In contrast, the Traditional Mass, which was in widespread use until 1965, was the result of un-self-conscious development over many centuries. It was influenced by many people and many circumstances and spontaneously adapted to needs as they arose. This far more closely resembles the free market.

2. Hayek points out that, for socialists such as H.G. Wells and Max Weber, efficiency was the god of all the gods. The goal was to make every man a mere part of the perfectly well-oiled machine of society, so that the economy could become the perfect piece of equipment, which you might say could effectively translate all its resources into a needed product–with the needs being determined by the mastermind, of course.

This maniacal estimation of efficiency is reminiscent of the determination of the liturgical reformers to remove all “useless repetitions” from the liturgy. It should be noted that this particular measure was indeed included in the diktats of the Constitution on the Sacred Liturgy. The idea that one would repeat himself in prayer is very offensive to utilitarians (I have a friend with a thick Philadelphia accent who accidentally says “utalitarians,” but truly it is fitting and I just might try to get it in the dictionary some day), but what they seem to be unaware of is the fact that in ancient times such repetition was a method of emphasis. “With weeping I have wept” is one of my favorite examples of this.
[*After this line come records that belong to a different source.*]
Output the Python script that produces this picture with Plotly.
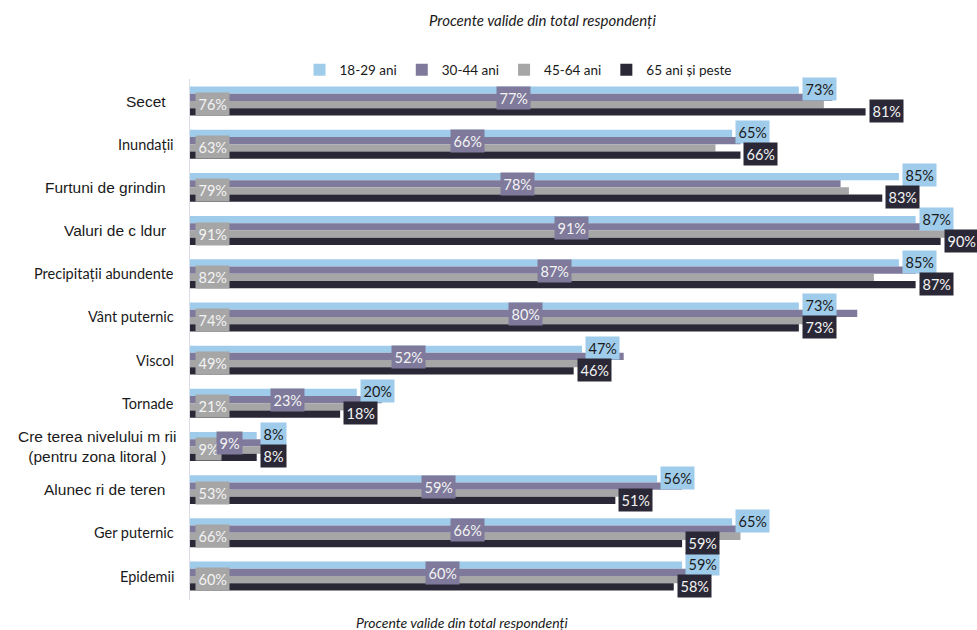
import plotly.graph_objects as go

categories = ["Secet", "Inundații", "Furtuni de grindin", "Valuri de c ldur",
              "Precipitații abundente", "Vânt puternic", "Viscol", "Tornade",
              "Cre terea nivelului m rii<br>(pentru zona litoral )",
              "Alunec ri de teren", "Ger puternic", "Epidemii"]
cat_keys = ["c%d" % i for i in range(len(categories))]
big_font = [True, False, True, True, False, False, False, False, True, True, False, False]

series_names = ["18-29 ani", "30-44 ani", "45-64 ani", "65 ani și peste"]
v18_29 = [73, 65, 85, 87, 85, 73, 47, 20, 8, 56, 65, 59]
v30_44 = [77, 66, 78, 91, 87, 80, 52, 23, 9, 59, 66, 60]
v45_64 = [76, 63, 79, 91, 82, 74, 49, 21, 9, 53, 66, 60]
v65_plus = [81, 66, 83, 90, 87, 73, 46, 18, 8, 51, 59, 58]

colors = ["#A0CCEB", "#7F7A9B", "#A6A6A6", "#2A2836"]
text_colors = ["#1A1A1A", "#F4F4F4", "#F4F4F4", "#F4F4F4"]
title_text = "Procente valide din total respondenți"

all_values = [v18_29, v30_44, v45_64, v65_plus]

fig = go.Figure()
for name, vals, col in zip(series_names, all_values, colors):
    fig.add_trace(go.Bar(
        x=vals, y=cat_keys, name=name, orientation="h",
        marker=dict(color=col, line=dict(width=0)),
        hoverinfo="x+name",
    ))

annotations = []
# data labels (drawing order: 18-29, 45-64, 30-44, 65+)
label_font = dict(family="Lato", size=14.5)
for si in [0, 2, 1, 3]:
    vals = all_values[si]
    for ck, v in zip(cat_keys, vals):
        txt = "%d%%" % v
        f = dict(label_font, color=text_colors[si])
        if si == 0:
            a = dict(x=v, y=ck, xanchor="left", xshift=3, yshift=12)
        elif si == 1:
            a = dict(x=v / 2, y=ck, xanchor="center", xshift=2, yshift=3)
        elif si == 2:
            a = dict(x=0, y=ck, xanchor="left", xshift=5, yshift=-3)
        else:
            a = dict(x=v, y=ck, xanchor="left", xshift=3, yshift=-10)
        a.update(text=txt, showarrow=False, xref="x", yref="y", yanchor="middle",
                 bgcolor=colors[si], borderpad=2.5, font=f)
        annotations.append(a)

# category labels
for ck, lab, big in zip(cat_keys, categories, big_font):
    if big:
        f = dict(family="Liberation Sans, Arial", size=15.5, color="#1A1A1A")
        xs = -11 if "<br>" in lab else -22
    else:
        f = dict(family="Lato", size=14.5, color="#1A1A1A")
        xs = -14
    annotations.append(dict(x=0, xref="paper", y=ck, yref="y", text=lab, showarrow=False,
                            xanchor="right", yanchor="middle", xshift=xs, align="center",
                            font=f))

# top and bottom titles
annotations.append(dict(x=(542 - 190) / 779, xref="paper", y=1, yref="paper", yshift=59,
                        text="<i>" + title_text + "</i>", showarrow=False,
                        xanchor="center", yanchor="middle",
                        font=dict(family="Lato", size=15, color="#1A1A1A")))
annotations.append(dict(x=(462 - 190) / 779, xref="paper", y=0, yref="paper", yshift=-22,
                        text="<i>" + title_text + "</i>", showarrow=False,
                        xanchor="center", yanchor="middle",
                        font=dict(family="Lato", size=14, color="#1A1A1A")))

fig.update_layout(
    width=977, height=630,
    margin=dict(l=190, r=8, t=79, b=30),
    paper_bgcolor="white", plot_bgcolor="white",
    barmode="group", bargap=0.33, bargroupgap=0,
    xaxis=dict(range=[0, 93.4], showticklabels=False, showgrid=False, zeroline=False,
               showline=False, fixedrange=True),
    yaxis=dict(type="category", autorange="reversed", showticklabels=False,
               showgrid=False, zeroline=False, showline=True, linecolor="#D9DEE6",
               linewidth=1, ticks=""),
    legend=dict(orientation="h", x=(518 - 190) / 779, xanchor="center",
                y=1 + 9 / 521, yanchor="middle", traceorder="normal",
                font=dict(family="Lato", size=13.5, color="#1A1A1A"),
                itemwidth=30, bgcolor="rgba(0,0,0,0)"),
    annotations=annotations,
    showlegend=True,
)

fig.write_html("out.html", config={"displayModeBar": False},
               post_script="document.body.style.margin='0px';document.body.style.overflow='hidden';")
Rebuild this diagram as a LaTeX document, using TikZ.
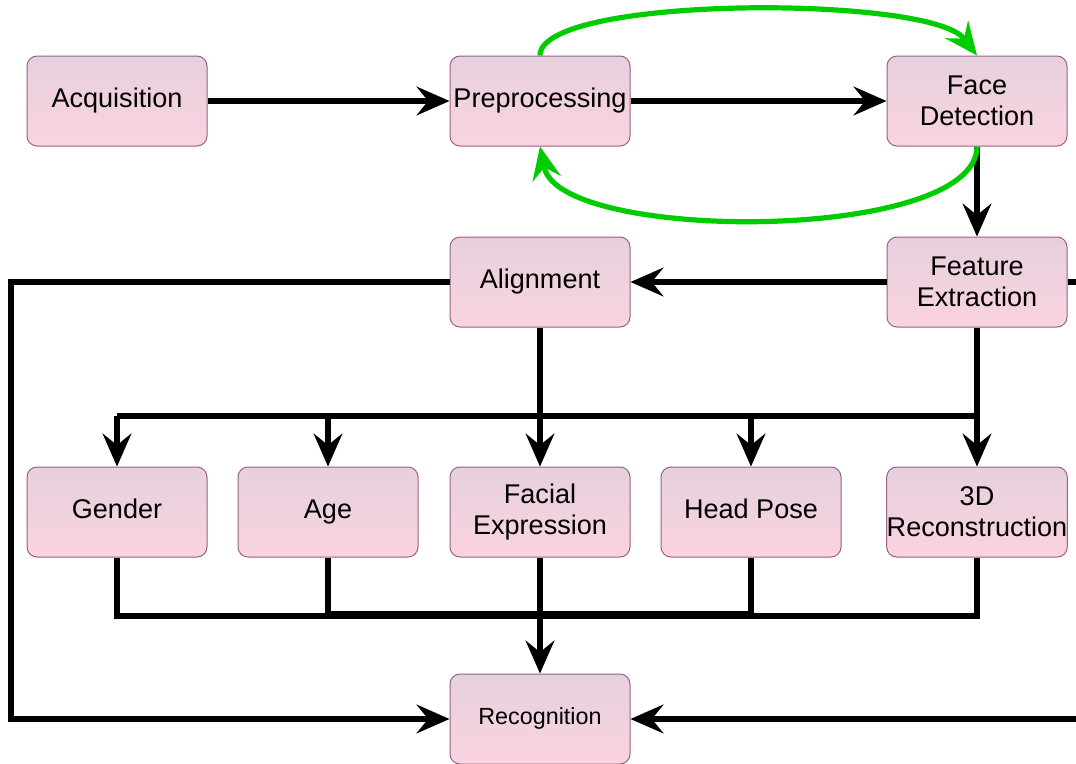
\documentclass[tikz,border=0pt]{standalone}
\usepackage{fontspec}
\setmainfont{Liberation Sans}
\usetikzlibrary{arrows.meta}
\definecolor{boxtop}{HTML}{E6D0DE}
\definecolor{boxbot}{HTML}{FAD3DF}
\definecolor{boxline}{HTML}{996185}
\definecolor{loopgreen}{HTML}{00CC00}
\begin{document}
\begin{tikzpicture}[x=0.75pt,y=-0.75pt,
  box/.style={draw=boxline, line width=0.75pt, rounded corners=7.5pt,
    top color=boxtop, bottom color=boxbot, minimum width=135pt,
    minimum height=67.5pt, inner sep=0pt, align=center,
    font=\fontsize{20.3}{23.5}\selectfont},
  smallbox/.style={box, font=\fontsize{17.5}{21}\selectfont},
  conn/.style={line width=4.4pt, draw=black},
  tip/.style={-{Stealth[length=25pt,width=22pt,inset=9pt,line width=0pt]}},
  arr/.style={conn, tip},
  loopback/.style={line width=3.9pt, draw=loopgreen, tip}]
\clip (0,0) rectangle (1076,764);
% nodes
\node[box] (acq) at (117,101) {\strut Acquisition};
\node[box] (pre) at (540,101) {\strut Preprocessing};
\node[box] (fd)  at (977,101) {Face\\Detection};
\node[box] (ali) at (540,282) {\strut Alignment};
\node[box] (fe)  at (977,282) {Feature\\Extraction};
\node[box] (gen) at (117,512) {\strut Gender};
\node[box] (age) at (328,512) {\strut Age};
\node[box] (fex) at (540,512) {Facial\\Expression};
\node[box] (hp)  at (751,512) {\strut Head Pose};
\node[box] (rc)  at (977,512) {3D\\Reconstruction};
\node[smallbox] (rec) at (540,719) {\strut Recognition};
% bus coordinates
\coordinate (tbus) at (540,416);
\coordinate (bbus) at (540,615);
\coordinate (lbus) at (11,500);
\coordinate (rbus) at (1100,500);
% main chain
\draw[arr] (acq) -- (pre);
\draw[arr] (pre) -- (fd);
\draw[arr] (fd) -- (fe);
\draw[arr] (fe) -- (ali);
% green loops
\draw[loopback] (pre.north) .. controls (540,-5) and (930,-5) .. (fd.north);
\draw[loopback] (fd.south) .. controls (977,243) and (560,243) .. (pre.south);
% side routes to recognition
\draw[arr] (ali.west) -- (ali.west -| lbus) -- (rec.west -| lbus) -- (rec.west);
\draw[arr] (fe.east) -- (fe.east -| rbus) -- (rec.east -| rbus) -- (rec.east);
% top bus
\draw[conn] (fe.south) -- (fe.south |- tbus) -- (gen.north |- tbus);
\draw[arr] (gen.north |- tbus) -- (gen.north);
\draw[arr] (age.north |- tbus) -- (age.north);
\draw[arr] (ali.south) -- (fex.north);
\draw[arr] (hp.north |- tbus) -- (hp.north);
\draw[arr] (rc.north |- tbus) -- (rc.north);
% bottom bus
\draw[conn] (gen.south) -- ([yshift=-0.6pt]gen.south |- bbus) -- ([yshift=-0.6pt]bbus);
\draw[conn] (age.south) -- ([yshift=0.6pt]age.south |- bbus) -- ([yshift=0.6pt]bbus);
\draw[conn] (hp.south) -- ([yshift=0.6pt]hp.south |- bbus) -- ([yshift=0.6pt]bbus);
\draw[conn] (rc.south) -- ([yshift=-0.6pt]rc.south |- bbus) -- ([yshift=-0.6pt]bbus);
\draw[arr] (fex.south) -- (rec.north);
\end{tikzpicture}
\end{document}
It was not only words that were struck down with the “useless repetitions” doctrine, but also many gestures. The ceremonial of the Roman Rite was castrated on the altar of efficiency.

3. Hayek recounts the utter impatience of social planners with any factor that they could not understand. He uses the example of engineers resenting the price system. This also recalls the attitude of the liturgical reformers, who demanded that the meaning of everything in the liturgy be immediately comprehensible to every observer. This involves not only the simplifying of symbolic gestures, but also the actual order of the liturgy itself. If the order of a particular service didn’t “make sense” to the figures in charge of the liturgical revolt, they changed it so that it “made sense.”

The arrogance here is astounding. Instead of asking, “Why has the liturgy been ordered this way for centuries?” the reformers instead employed their historicist hubris (thank you, Whig theory) and changed by fiat what had been enshrined by tradition.

4. The New Mass is anthropocentric. Although it wasn’t made mandatory in the rubrics of the Missal of 1969, the de facto law was that the high altars should be replaced by tables so that the priest could face the people, and create, as Joseph Ratzinger has observed, a community that is closed in on itself. Often the line between the nave and the sanctuary was blurred as well, with the table being brought out into the midst of the people. These egalitarian frenzies were the proletariat’s dream come true. (For more on the anthropocentrism of the Mass, see J. Ratzinger’s The Spirit of the Liturgy as well as Jonathan Robinson’s The Mass and Modernity.

The Church mandated that the New Mass be implemented on the first Sunday of Advent in December of 1969. Pope Paul VI, in his last two general audiences before this deadline, gave two strikingly different speeches. In the first audience, he explained why the Mass needed to change. In the second, he claimed, in astounding contradiction to the first allocution, why the Mass really isn’t changing. George Orwell himself couldn’t have come up with this. It seems as though Paul was falling for a kind of empiricist emancipation of tangible symbol from invisible reality and relying on the intellect alone to appreciate the true nature of the liturgy.

“I am afraid I have to admit it,” said Martin Mosebach in his tour-de-force, The Heresy of Formlessness, “I am a Stone Age Man.” Why? Mosebach says that he expects outward symbols to reflect the inner reality of what they represent. A Stone Age Man has no concern over the future. But a socialist is imprisoned by dreams of the future and empiricist claptrap. Is there more, though? Have not the Central Planners of the liturgy actually created a religious service which very much is an outward symbol of the inner workings of the parricidal socialist mind?